Copy each line of the records that holds the string "diagram".

▶ _Entries supplied_:
□ □ □
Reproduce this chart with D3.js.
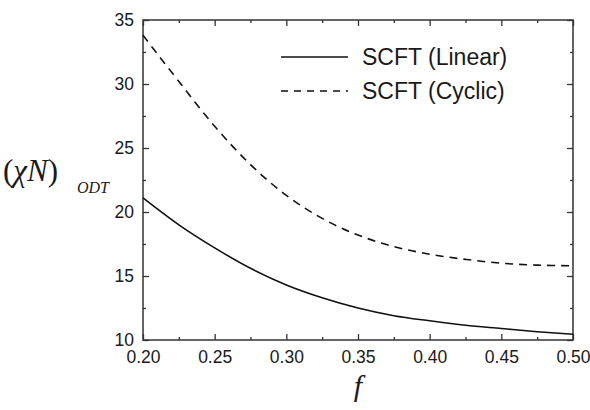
<!DOCTYPE html>
<html>
<head>
<meta charset="utf-8">
<script src="https://cdn.jsdelivr.net/npm/d3@7"></script>
<style>
  body { margin: 0; background: #fff; }
  svg text { fill: #1a1a1a; }
</style>
</head>
<body>
<div id="grafico"></div>
<script>
// valores
var fValores = [0.20, 0.225, 0.25, 0.275, 0.30, 0.325, 0.35, 0.375, 0.40, 0.425, 0.45, 0.475, 0.50];
var linealValores = [21.1, 19.0, 17.2, 15.6, 14.3, 13.3, 12.5, 11.9, 11.5, 11.15, 10.9, 10.65, 10.45];
var ciclicoValores = [33.8, 30.2, 26.7, 23.7, 21.3, 19.5, 18.2, 17.3, 16.7, 16.3, 16.0, 15.85, 15.8];
var ticksX = [0.20, 0.25, 0.30, 0.35, 0.40, 0.45, 0.50];
var ticksY = [10, 15, 20, 25, 30, 35];
var etiquetasLeyenda = ["SCFT (Linear)", "SCFT (Cyclic)"];

var ancho = 590, alto = 410;
var margen = { top: 20, right: 17, bottom: 70, left: 143 };

var svg = d3.select("#grafico").append("svg")
    .attr("width", ancho)
    .attr("height", alto);

var x = d3.scaleLinear().domain([0.2, 0.5]).range([margen.left, ancho - margen.right]);
var y = d3.scaleLinear().domain([10, 35]).range([alto - margen.bottom, margen.top]);

var colorEje = "#333";
var fuenteEjes = "Liberation Sans, Arial, sans-serif";

function ejes(eje, sel, conTexto) {
    var g = svg.append("g").attr("transform", sel);
    g.call(eje);
    g.select(".domain").remove();
    g.selectAll("line").attr("stroke", colorEje).attr("stroke-width", 1.3);
    if (!conTexto) g.selectAll("text").remove();
    else g.selectAll("text").style("font-family", fuenteEjes).style("font-size", "17.5px");
    return g;
}

var menoresX = d3.range(0.225, 0.5, 0.05);
var menoresY = d3.range(12.5, 35, 5);

// abajo
ejes(d3.axisBottom(x).tickValues(ticksX).tickSize(-6).tickFormat(d3.format(".2f")).tickPadding(11),
    "translate(0," + y(10) + ")", true);
ejes(d3.axisBottom(x).tickValues(menoresX).tickSize(-3), "translate(0," + y(10) + ")", false);
// arriba
ejes(d3.axisTop(x).tickValues(ticksX).tickSize(-6), "translate(0," + y(35) + ")", false);
ejes(d3.axisTop(x).tickValues(menoresX).tickSize(-3), "translate(0," + y(35) + ")", false);
// izquierda
ejes(d3.axisLeft(y).tickValues(ticksY).tickSize(-6).tickPadding(9),
    "translate(" + x(0.2) + ",0)", true);
ejes(d3.axisLeft(y).tickValues(menoresY).tickSize(-3), "translate(" + x(0.2) + ",0)", false);
// derecha
ejes(d3.axisRight(y).tickValues(ticksY).tickSize(-6), "translate(" + x(0.5) + ",0)", false);
ejes(d3.axisRight(y).tickValues(menoresY).tickSize(-3), "translate(" + x(0.5) + ",0)", false);

svg.append("rect")
    .attr("x", x(0.2))
    .attr("y", y(35))
    .attr("width", x(0.5) - x(0.2))
    .attr("height", y(10) - y(35))
    .attr("fill", "none")
    .attr("stroke", colorEje)
    .attr("stroke-width", 1.5);

var linea = d3.line()
    .x(function (d) { return x(d[0]); })
    .y(function (d) { return y(d[1]); })
    .curve(d3.curveCatmullRom.alpha(0.5));

svg.append("path")
    .datum(d3.zip(fValores, linealValores))
    .attr("d", linea)
    .attr("fill", "none")
    .attr("stroke", "#111")
    .attr("stroke-width", 1.6);

svg.append("path")
    .datum(d3.zip(fValores, ciclicoValores))
    .attr("d", linea)
    .attr("fill", "none")
    .attr("stroke", "#111")
    .attr("stroke-width", 1.6)
    .attr("stroke-dasharray", "8,6");

// leyenda
var leyenda = svg.append("g").selectAll("g")
    .data(etiquetasLeyenda)
    .enter().append("g")
    .attr("transform", function (d, i) { return "translate(281," + (57 + i * 34) + ")"; });

leyenda.append("line")
    .attr("x1", 0).attr("x2", 67)
    .attr("stroke", "#111")
    .attr("stroke-width", 1.5)
    .attr("stroke-dasharray", function (d, i) { return i === 1 ? "7,6" : null; });

leyenda.append("text")
    .attr("x", 81)
    .attr("y", 8)
    .style("font-family", fuenteEjes)
    .style("font-size", "23px")
    .text(function (d) { return d; });

// titulos
svg.append("text")
    .attr("x", 3)
    .attr("y", 181)
    .style("font-family", "Liberation Serif, Times New Roman, serif")
    .style("font-size", "31px")
    .html("(<tspan font-style='italic'>χN</tspan>)");

svg.append("text")
    .attr("x", 77)
    .attr("y", 193)
    .style("font-family", "Liberation Serif, Times New Roman, serif")
    .style("font-style", "italic")
    .style("font-size", "16px")
    .text("ODT");

svg.append("text")
    .attr("x", x(0.35))
    .attr("y", 396)
    .attr("text-anchor", "middle")
    .style("font-family", "Liberation Serif, Times New Roman, serif")
    .style("font-style", "italic")
    .style("font-size", "30px")
    .text("f");
</script>
</body>
</html>
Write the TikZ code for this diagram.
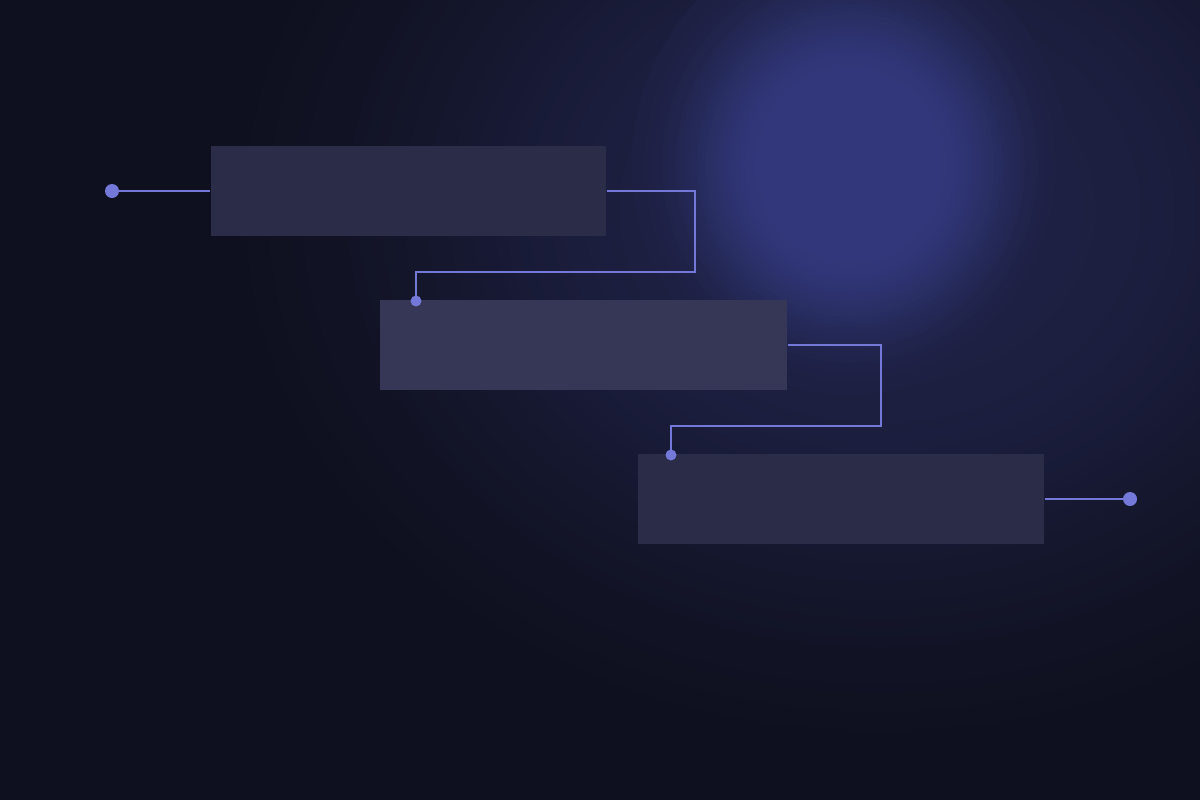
\documentclass[tikz,border=0pt]{standalone}
\usepackage{tikz}
\usetikzlibrary{positioning}

\definecolor{bgc}{HTML}{0F101F}
\definecolor{halo}{HTML}{1D2042}
\definecolor{glowc}{HTML}{31377A}
\definecolor{boxa}{HTML}{2A2C48}
\definecolor{boxb}{HTML}{363756}
\definecolor{linkc}{HTML}{7478D8}

\tikzset{
  panel/.style={rectangle, minimum height=0.9cm, inner sep=0pt, draw=none},
  link/.style={color=linkc, line width=0.015cm},
  dot/.style={fill=linkc}
}

\begin{document}
\begin{tikzpicture}[x=0.01cm, y=-0.01cm]

\useasboundingbox (0,0) rectangle (1200,800);
\fill[bgc] (0,0) rectangle (1200,800);
% soft light behind the steps
\foreach \i in {0,...,59}{
  \pgfmathsetmacro\hs{min(1,\i/60/0.75)}
  \pgfmathsetmacro\hp{100*\hs*\hs*(3-2*\hs)}
  \pgfmathsetmacro\hr{680*(1-\i/60)}
  \fill[halo!\hp!bgc] (880,210) ellipse ({\hr} and {0.82*\hr});
}
\foreach \i in {0,...,49}{
  \pgfmathsetmacro\gs{min(1,\i/50/0.6)}
  \pgfmathsetmacro\gp{100*\gs*\gs*(3-2*\gs)}
  \pgfmathsetmacro\gr{230*(1-\i/50)}
  \fill[glowc!\gp!halo] (850,165) ellipse ({0.95*\gr} and {\gr});
}

\node[panel, fill=boxa, minimum width=3.95cm] (box1) at (408.5,191) {};
\node[panel, fill=boxb, minimum width=4.07cm] (box2) at (583.5,345) {};
\node[panel, fill=boxa, minimum width=4.06cm] (box3) at (841,499) {};

\coordinate (d1) at (112,191);
\coordinate (d2) at (416,301);
\coordinate (d3) at (671,455);
\coordinate (d4) at (1130,499);

\draw[link] (d1) -- (box1.west);
\draw[link] (box1.east) -| (695,272) -| (d2);
\draw[link] (box2.east) -| (881,426) -| (d3);
\draw[link] (box3.east) -- (d4);

\fill[dot] (d1) circle (7);
\fill[dot] (d2) circle (5.5);
\fill[dot] (d3) circle (5.5);
\fill[dot] (d4) circle (7);
\end{tikzpicture}
\end{document}
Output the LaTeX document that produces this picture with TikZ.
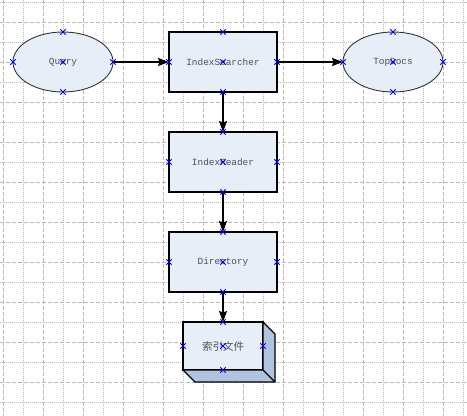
\documentclass[tikz,border=0pt]{standalone}
\usepackage{fontspec}
\setmonofont{Liberation Mono}
\newfontfamily\cjk{Noto Sans CJK SC}
\usetikzlibrary{shapes,arrows.meta,positioning}
\definecolor{shapefill}{RGB}{232,238,248}
\definecolor{sidefill}{RGB}{176,196,224}
\definecolor{gridgray}{RGB}{185,185,185}
\definecolor{labelgray}{RGB}{80,80,80}

\begin{document}
\begin{tikzpicture}[
    x=1pt, y=-1pt,
    node distance=40pt,
    box/.style={rectangle, draw=black, fill=shapefill, line width=1.2pt, minimum height=60pt, minimum width=108pt, inner sep=0pt, outer sep=0pt, align=center, font=\ttfamily\fontsize{9.4}{11}\selectfont, text=labelgray},
    oval/.style={ellipse, draw=black!80, fill=shapefill, line width=0.9pt, minimum height=60pt, minimum width=100pt, inner sep=0pt, outer sep=0pt, font=\ttfamily\fontsize{9.4}{11}\selectfont, text=labelgray},
    filebox/.style={box, minimum height=48pt, minimum width=80pt, font=\cjk\fontsize{10.5}{12}\selectfont},
    side/.style={draw=black, fill=sidefill, line width=1.2pt, line join=miter},
    arrow/.style={-{Stealth[length=11pt, width=8pt, inset=1.5pt]}, line width=1.2pt},
    cpoint/.style={cross out, draw=blue, minimum size=4.5pt, inner sep=0pt, line width=0.8pt},
    majorline/.style={gridgray, line width=1pt, dash pattern=on 4pt off 2pt},
    minorline/.style={gridgray, line width=1pt, dash pattern=on 1pt off 1pt}
]
\useasboundingbox (0,0) rectangle (467,416);

% Grid
\foreach \k in {0,...,23} {
  \pgfmathsetmacro{\gx}{3+20*\k}
  \ifodd\k \draw[minorline] (\gx,0) -- (\gx,416);
  \else \draw[majorline] (\gx,0) -- (\gx,416); \fi
}
\foreach \k in {0,...,20} {
  \pgfmathsetmacro{\gy}{2+20*\k}
  \ifodd\k \draw[majorline] (0,\gy) -- (467,\gy);
  \else \draw[minorline] (0,\gy) -- (467,\gy); \fi
}

% Search row
\node[box] (searcher) at (223,62) {IndexSearcher};
\node[oval, left=56pt of searcher] (query) {Query};
\node[oval, right=66pt of searcher] (topdocs) {TopDocs};

% Reader chain
\node[box, below=of searcher] (reader) {IndexReader};
\node[box, below=of reader] (directory) {Directory};

% Index files
\node[filebox, below=30pt of directory] (files) {索引文件};
\draw[side] (files.north east) -- ++(12,12) -- ++(0,48) -- ++(-80,0) -- (files.south west) -- (files.south east) -- cycle;
\draw[side] (files.south east) -- ++(12,12);

% Arrows
\draw[arrow] (query) -- (searcher);
\draw[arrow] (searcher) -- (topdocs);
\draw[arrow] (searcher) -- (reader);
\draw[arrow] (reader) -- (directory);
\draw[arrow] (directory) -- (files);

% Connection points
\foreach \n in {query,searcher,topdocs,reader,directory,files}
  \foreach \a in {north,south,east,west,center}
    \node[cpoint] at (\n.\a) {};

\end{tikzpicture}
\end{document}
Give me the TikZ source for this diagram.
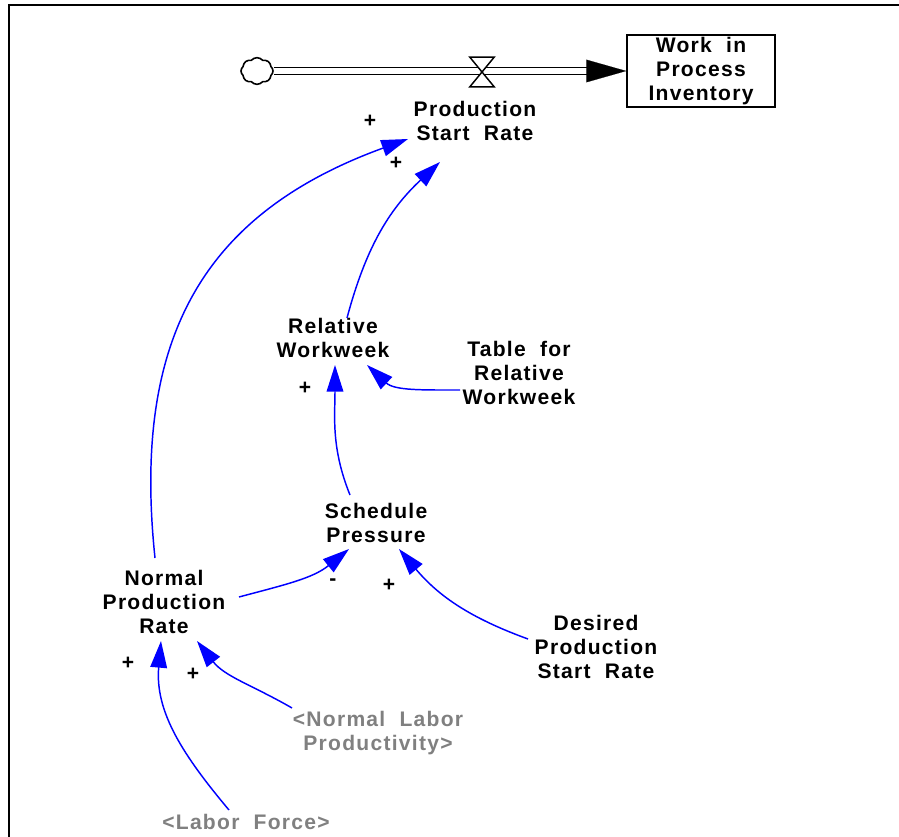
\documentclass[tikz,border=0pt]{standalone}
\usepackage{fontspec}
\setmainfont{Liberation Sans}[LetterSpace=6,WordSpace=2]
\usetikzlibrary{arrows.meta, shapes.symbols}
\definecolor{linkblue}{RGB}{0,0,255}
\definecolor{shadowgrey}{RGB}{128,128,128}

\begin{document}
\begin{tikzpicture}[x=0.75pt, y=0.75pt, >={Triangle[length=20pt,width=12.5pt]}]

			\tikzstyle{var}=[align=center, font=\fontsize{15.8}{18}\selectfont\bfseries, inner sep=0pt]
			\tikzstyle{shadow}=[var, text=shadowgrey]
			\tikzstyle{stock}=[var, draw=black, line width=1.1pt, minimum width=111pt, minimum height=54pt]
			\tikzstyle{sign}=[var]
			\tikzstyle{link}=[->, draw=linkblue, line width=1.1pt]
			\tikzstyle{pipe}=[draw=black, double, double distance=3.8pt, line width=1.1pt]
			\tikzstyle{cloudy}=[cloud, cloud puffs=8, cloud puff arc=100, draw=black, line width=1.2pt, minimum width=24pt, minimum height=20pt, inner sep=0pt]

			\useasboundingbox (0,0) rectangle (899,-837);
			\draw[line width=1.5pt] (9,-837) -- (9,-5) -- (899,-5);

			% flow into the stock
			\node at (257,-71) (source) [cloudy] {};
			\node at (701,-71) (wip) [stock] {Work in\\Process\\Inventory};
			\node at (482,-72) (valve) [minimum width=18pt, minimum height=22pt, inner sep=0pt] {};

			\draw[pipe] (source) -- ([xshift=-28pt]wip.west);
			\draw[white, line width=0.1pt, -{Triangle[fill=black, color=black, length=30pt, width=17pt]}] (source) -- (wip);
			\draw[line width=1.1pt, fill=white] (valve.north west) -- (valve.north east) -- (valve.south west) -- (valve.south east) -- cycle;

			% variables
			\node at (475,-121) (psr) [var] {Production\\Start Rate};
			\node at (333,-338) (rw) [var] {Relative\\Workweek};
			\node at (519,-373) (trw) [var] {Table for\\Relative\\Workweek};
			\node at (376,-523) (sp) [var] {Schedule\\Pressure};
			\node at (164,-602) (npr) [var] {Normal\\Production\\Rate};
			\node at (596,-647) (dpsr) [var] {Desired\\Production\\Start Rate};
			\node at (378,-733) (nlp) [shadow] {<Normal Labor\\Productivity>};
			\node at (246,-822) (lf) [shadow] {<Labor Force>};

			% polarities
			\node at (370,-121) (psrplusa) [sign] {+};
			\node at (396,-163) (psrplusb) [sign] {+};
			\node at (305,-388) (rwplus) [sign] {+};
			\node at (333,-582) (spminus) [sign] {-};
			\node at (389,-585) (spplus) [sign] {+};
			\node at (128,-663) (nprplusa) [sign] {+};
			\node at (193,-674) (nprplusb) [sign] {+};

			% causal links
			\draw[link] ([shift={(-9,44)}]npr.center) to[out=96, in=200, looseness=1.15] ([shift={(-67,-18)}]psr.center);
			\draw[link] ([shift={(14,20)}]rw.center) to[out=75, in=223] ([shift={(-35,-41)}]psr.center);
			\draw[link] ([shift={(-59,-17)}]trw.center) to[out=180, in=317] ([shift={(34,-27)}]rw.center);
			\draw[link] ([shift={(-26,28)}]sp.center) to[out=112, in=270] ([shift={(2,-27)}]rw.center);
			\draw[link] ([shift={(75,5)}]npr.center) to[out=15, in=219] ([shift={(-27,-26)}]sp.center);
			\draw[link] ([shift={(-68,8)}]dpsr.center) to[out=160, in=310] ([shift={(23,-26)}]sp.center);
			\draw[link] ([shift={(-86,25)}]nlp.center) to[out=150, in=308] ([shift={(33,-39)}]npr.center);
			\draw[link] ([shift={(-17,12)}]lf.center) to[out=130, in=265] ([shift={(-3,-39)}]npr.center);
		\end{tikzpicture}
\end{document}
□ □ □
▶ _Solution to this problem_:
Write the TikZ code for this diagram.
Give me the TikZ source for this diagram.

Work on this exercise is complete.